Insulin Resistance Best Predictor of Diabetic Nephropathy

Laurie Barclay, MD

August 30, 2002

Sept. 3, 2002 — Insulin resistance is most predictive of diabetic nephropathy in the long-term, according to the results of a 10-year prospective study published in the September issue of Kidney International. Blood pressure and lipids were only predictive of nephropathy in the short-term. Type 1 diabetics without insulin resistance therefore appear to have a low risk of kidney disease, and the secret to preventing nephropathy appears to be through lifestyle changes that can help prevent insulin resistance.

"Kidney disease is a major lethal complication for people with diabetes, particularly those with type 1 diabetes, and until now there has been no clear explanation for its cause beyond blood sugar itself," lead author Trevor Orchard, MBBCh, MMedSci, from the University of Pittsburgh Graduate School of Public Health in Pennsylvania, says in a news release. "We now suspect that reducing or preventing insulin resistance, possibly through exercise, weight loss and drugs, may help people with type 1 diabetes avoid nephropathy."
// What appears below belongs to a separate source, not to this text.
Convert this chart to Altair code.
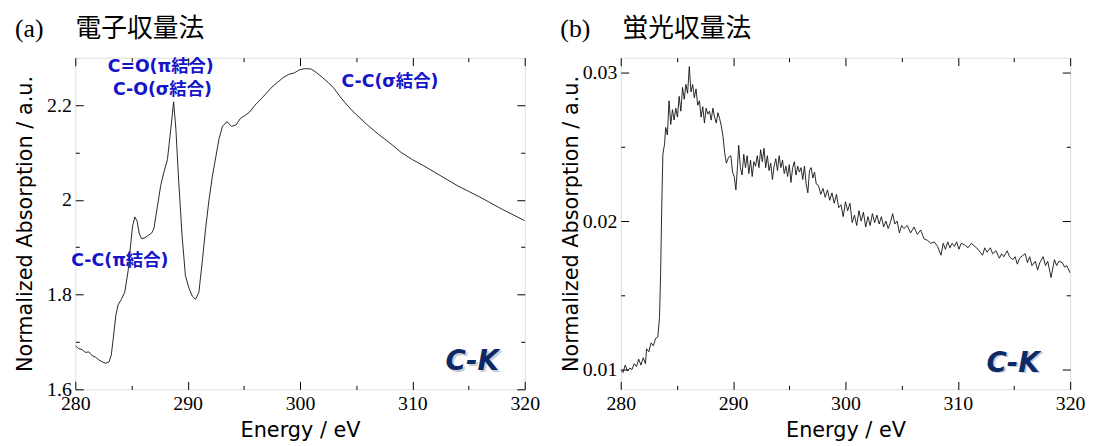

Of 658 adults with type 1 diabetes enrolled in the Pittsburgh Epidemiology of Diabetes Complication Study, 485 did not have nephropathy at baseline. To measure insulin resistance, the investigators used a novel calculation based on waist-to-hip ratio, hypertension status, and long-term blood glucose levels.

"Although our measure of insulin resistance is an estimate based on easier-to-measure factors, it is strongly correlated with the gold standard — euglycemic clamp studies — and clearly stands out as the leading predictor of kidney disease in this study," Orchard says.

Over 10 years of follow-up, 56 of the 485 subjects developed nephropathy. Risk of developing nephropathy was strongly linked to insulin resistance throughout follow-up (P<.0001), but blood pressure, blood lipid profile, elevated low-density lipoprotein cholesterol, triglycerides, and white blood cell count only predicted nephropathy during the first five years of follow-up. Three genetic markers linked to blood pressure and blood lipids also increased risk of nephropathy, with odds ratios for each marker ranging from 2.9 to 7.1.

"The good news is that not all people with type 1 diabetes are insulin resistant, and for them the risk of kidney disease now appears to be low," Orchard says. "Even for someone with type 1 diabetes who is genetically predisposed to insulin resistance, the secret to avoiding nephropathy may well be to prevent insulin resistance through lifestyle changes such as proper diet, exercise, smoking cessation and perhaps medication. Another intriguing finding from this study is that since insulin resistance also predicts heart disease, it may explain the longstanding observation that in type 1 diabetes, kidney disease predicts heart disease. In other words, insulin resistance may be the 'common ground' for both complications."